Guston's pressing need to paint with unobstructed immediacy meant he avoided making preparatory studies and would generally work on one painting at a time. His work was completed only when he felt an instinctive certainty that a balance had been resolved in the tension between color, form and ground, pushing the paint until it "falls into positions that feel destined" (P. Guston, quoted in G. Braziller, Phlip Guston, San Francisco, 1980, p. 40). Typical of his later abstractions, Late September features a raw, unprimed border from which Guston was able to watch his painting evolve. The work's palpable spontaneity is controlled toward this outer margin by brushwork swept into rough horizontal and vertical axes that loosely bind the composition into a square format, mimicking the edge of the canvas to contain the mysterious jostling forms within.
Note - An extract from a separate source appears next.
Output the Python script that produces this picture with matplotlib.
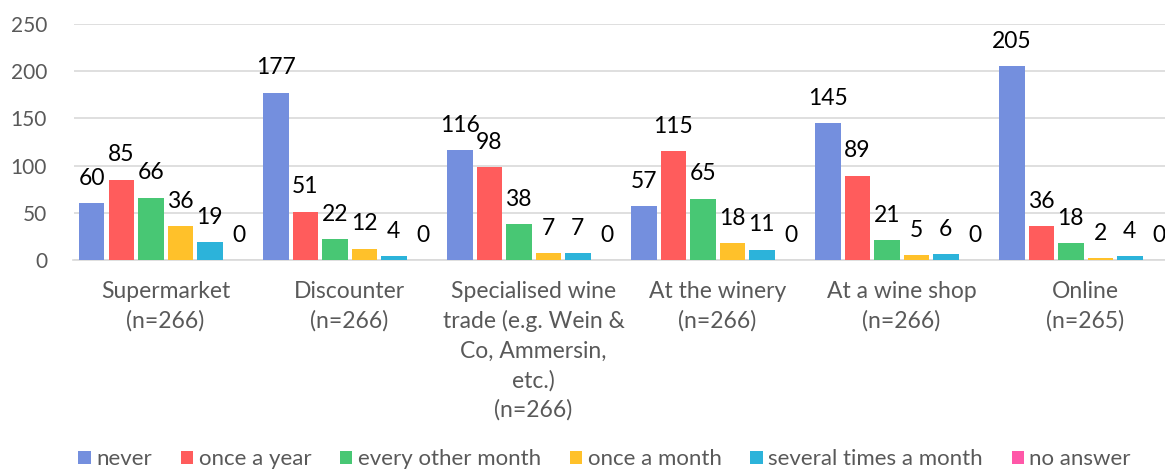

John I.H. Baur's inclusion of Guston's work in the 1958 exhibition Nature in Abstraction: The Relation of Abstract Painting and Sculpture to Nature in Twentieth Century American Art at the Whitney Museum of American Art, New York, had encouraged a universalized interpretation of Guston's introspective gestural style by relating his imagery to nature. With the tentative rediscovery of definable forms in his later abstract paintings, it is certainly tempting to read elements of landscape imagery into Late September, with its cylindrical, log-like shapes, and flashes of vibrant green, red and orange evoking the heat of a waning summer. However, Guston continued to reaffirm his interest in non-figurative painting, asserting, "it is not always given to me to know what my paintings 'look like.' I know that I work in a tension provoked by the contradictions I find in painting" (Guston, quoted in R. Storr, Philip Guston, New York, 1986, p. 28).
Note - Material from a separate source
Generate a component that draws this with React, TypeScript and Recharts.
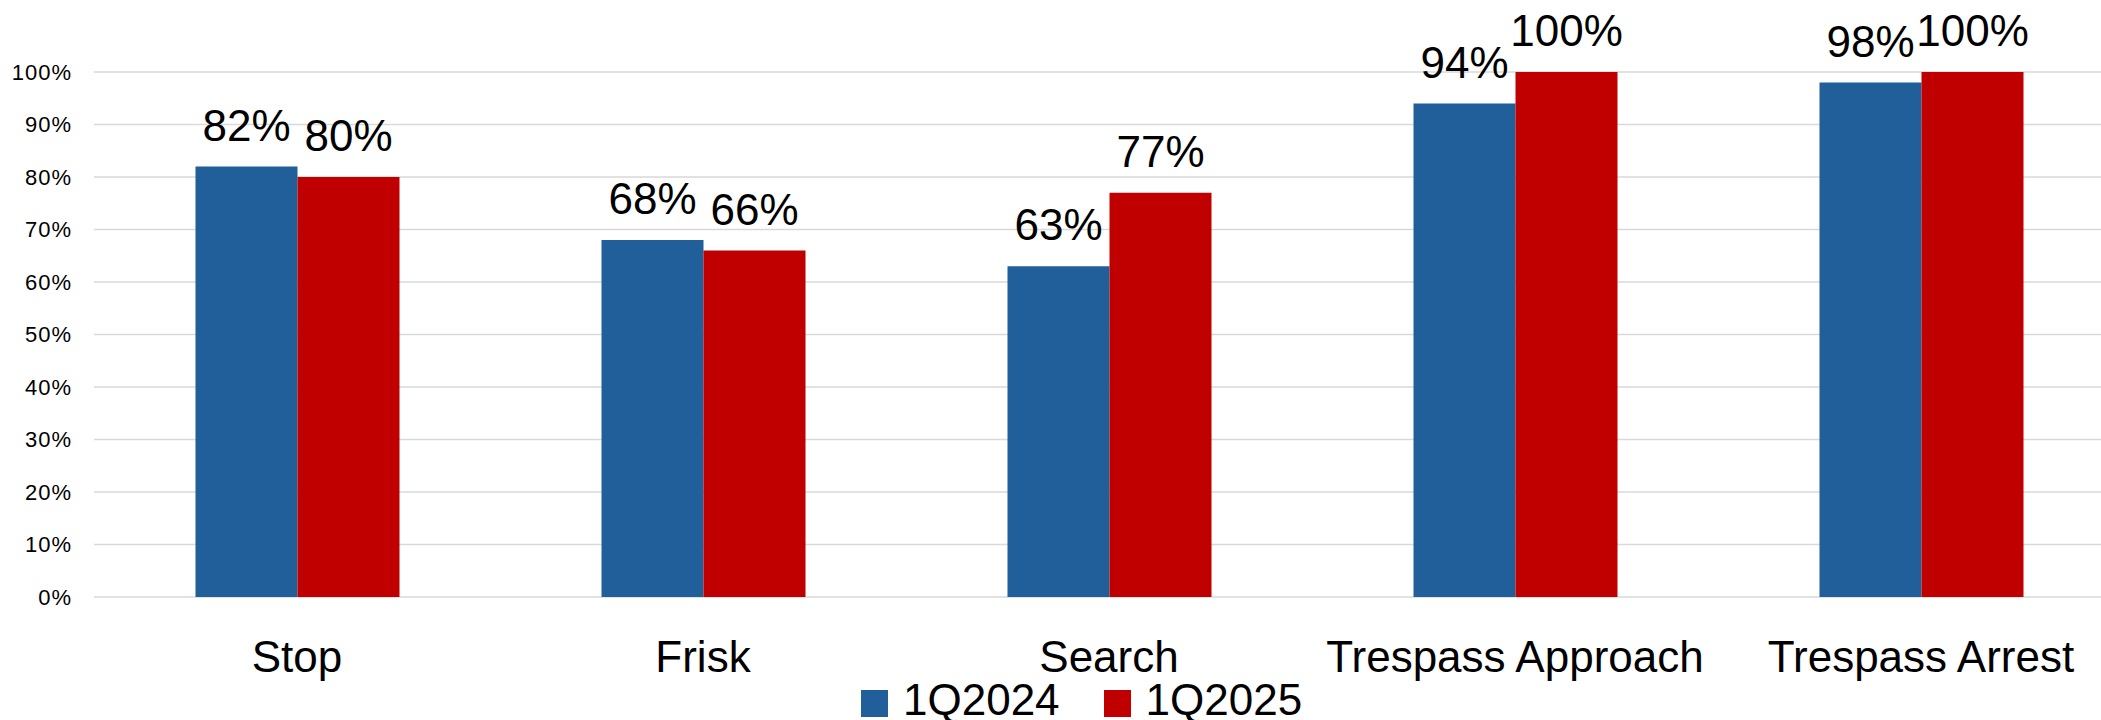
import { Bar, BarChart, CartesianGrid, LabelList, Legend, XAxis, YAxis } from "recharts";

const categories = ["Stop", "Frisk", "Search", "Trespass Approach", "Trespass Arrest"];
const q2024 = [82, 68, 63, 94, 98];
const q2025 = [80, 66, 77, 100, 100];
const yTicks = [0, 10, 20, 30, 40, 50, 60, 70, 80, 90, 100];

const seriesNames = ["1Q2024", "1Q2025"];
const blue = "#215F9A";
const red = "#C00000";

const data = categories.map((name, i) => ({ name, q2024: q2024[i], q2025: q2025[i] }));

function LegendBox() {
  const items = [
    { label: seriesNames[0], color: blue },
    { label: seriesNames[1], color: red },
  ];
  return (
    <div style={{ display: "flex", alignItems: "center", height: 40 }}>
      {items.map((item, i) => (
        <div key={item.label} style={{ display: "flex", alignItems: "center", marginRight: i === 0 ? 44 : 0 }}>
          <span
            style={{
              display: "inline-block",
              width: 27,
              height: 27,
              background: item.color,
              marginRight: 15,
              marginTop: 6,
            }}
          />
          <span style={{ fontSize: 44, lineHeight: "40px", color: "#000" }}>{item.label}</span>
        </div>
      ))}
    </div>
  );
}

export default function App() {
  return (
    <div
      style={{
        position: "fixed",
        left: 0,
        top: 0,
        width: 2101,
        height: 720,
        overflow: "hidden",
        background: "#fff",
        fontFamily: '"Liberation Sans", Arial, sans-serif',
      }}
    >
      <BarChart
        width={2124}
        height={720}
        data={data}
        margin={{ top: 72, right: 0, bottom: 0, left: 0 }}
        barCategoryGap="25%"
        barGap={0}
      >
        <CartesianGrid vertical={false} stroke="#d9d9d9" strokeWidth={1.5} />
        <XAxis
          dataKey="name"
          axisLine={false}
          tickLine={false}
          interval={0}
          height={83}
          tickMargin={37.5}
          tick={{ fill: "#000", fontSize: 44 }}
        />
        <YAxis
          type="number"
          domain={[0, 100]}
          ticks={yTicks}
          width={94}
          axisLine={false}
          tickLine={false}
          tickMargin={16}
          tick={{ fill: "#000", fontSize: 22, letterSpacing: 1 }}
          tickFormatter={(v: number) => `${v}%`}
        />
        <Legend
          verticalAlign="bottom"
          content={() => <LegendBox />}
          wrapperStyle={{ left: 861, top: 680, width: "auto" }}
        />
        <Bar dataKey="q2024" name={seriesNames[0]} fill={blue} isAnimationActive={false}>
          <LabelList
            dataKey="q2024"
            position="top"
            offset={26}
            formatter={(v: number) => `${v}%`}
            style={{ fill: "#000", fontSize: 44 }}
          />
        </Bar>
        <Bar dataKey="q2025" name={seriesNames[1]} fill={red} isAnimationActive={false}>
          <LabelList
            dataKey="q2025"
            position="top"
            offset={26}
            formatter={(v: number) => `${v}%`}
            style={{ fill: "#000", fontSize: 44 }}
          />
        </Bar>
      </BarChart>
    </div>
  );
}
By 1961, Guston's early lyrical abstractions of thin, tightly controlled, networked brush marks had transformed into the blocky passages of color and suggestive sketchy lines found in Late September. The irregular circular and lumped masses that hover and emerge from fog-like murky greys begin to verge on three dimensionality, suggesting primordial forms on the cusp of being. Writing about this period of change in a review of the 2003 Philip Guston retrospective, Michael Kimmelman observed, "these soulful abstractions search out shapes they can't yet define. They have the rough, barely muffled anger of raised voices approaching from the other side of a closed door" (M. Kimmelman, "Art Review: Anxious Liberator of an Era's Demons," New York Times, October 31, 2003, p. E37). Despite the germination of form in his abstract work of this period, Guston followed his feeling that to reproduce instantly decipherable images of reality removed the aura and attraction of art. Quoting Paul Valery, he maintained that "a bad poem is one that vanishes into meaning" (P. Guston, quoted in D. Ashton, A Critical Study of Philip Guston, California, 1990, pp. 131-132). It is this sense of lyrical mystery that we find in Late September, a painting generated directly from the inscrutable internal workings of the artist's psyche.